Crucially, this includes a ban on using artificial growth hormones in both domestic and imported products and nothing apart from potable water may be used to clean chicken carcasses. Chlorinated chicken isn’t and never will be on our shelves.
Future trade agreements will also be subject to public consultations and as your MP, I will continue to follow these carefully and would welcome your thoughts as and when consultations open. As you’d expect, regular updates are provided to Parliament on the progress of negotiations and I will continue to speak regularly with the Department for International Trade.
Every treaty will be debated and scrutinised in Parliament by law, and Parliament will have the opportunity to say whether a treaty should be ratified. Therefore, rigorous protections for our high food and animal welfare standards will be maintained and included in any future trade agreement we seek to sign.
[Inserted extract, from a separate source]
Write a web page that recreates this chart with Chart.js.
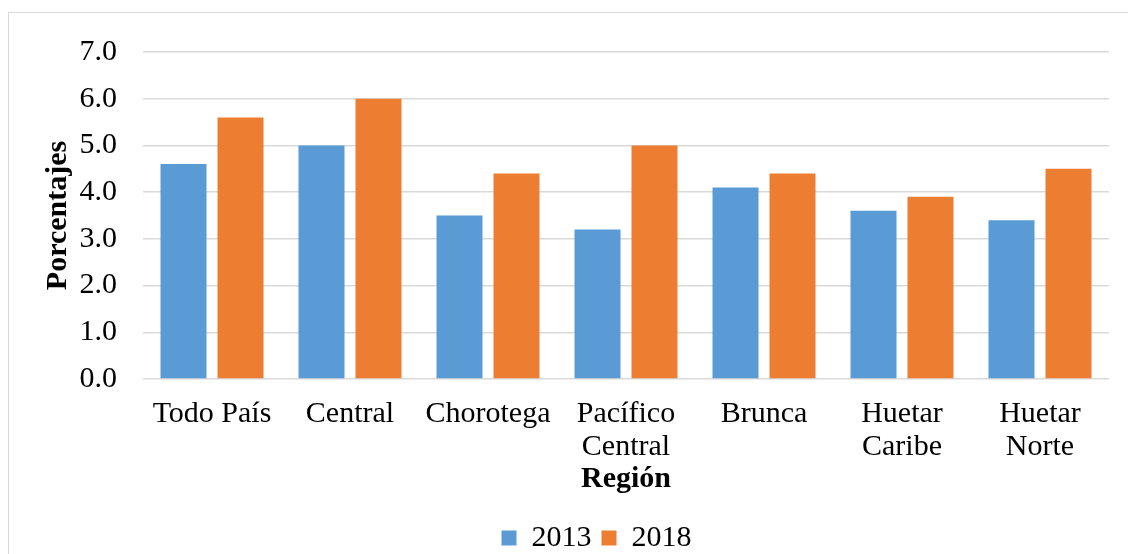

In addition, since the last vote on the Agriculture Bill, when I supported a similar amendment to those before Parliament last night, a new Independent Trade and Agriculture Commission has been setup to advise the government on every deal as it progresses. The Commission will ensure that the voices of everybody involved in food production are properly heard. This will help to further ensure animal welfare and environmental standards in food production are not undermined. I believe the commission should be permanent and reiterate that Parliament already has the power to reject any trade deal that it does not like. I will be speaking to the Commission later this week to discuss its work on competitiveness, consumer interests and standards as I plan to make my position exceptionally clear at every opportunity.
With these safeguards firmly in mind, I did not support the amendments put forward to the Agriculture Bill this time around as I feel the government has now taken the steps necessary to protect the food we produce in East Devon and across the South West.
Given how I have previously voted on this Bill, please be assured that in the unlikely circumstance that a trade deal comes to the House of Commons which breaches our manifesto commitments, I would vote against it and I believe it would be roundly defeated, and rightly so.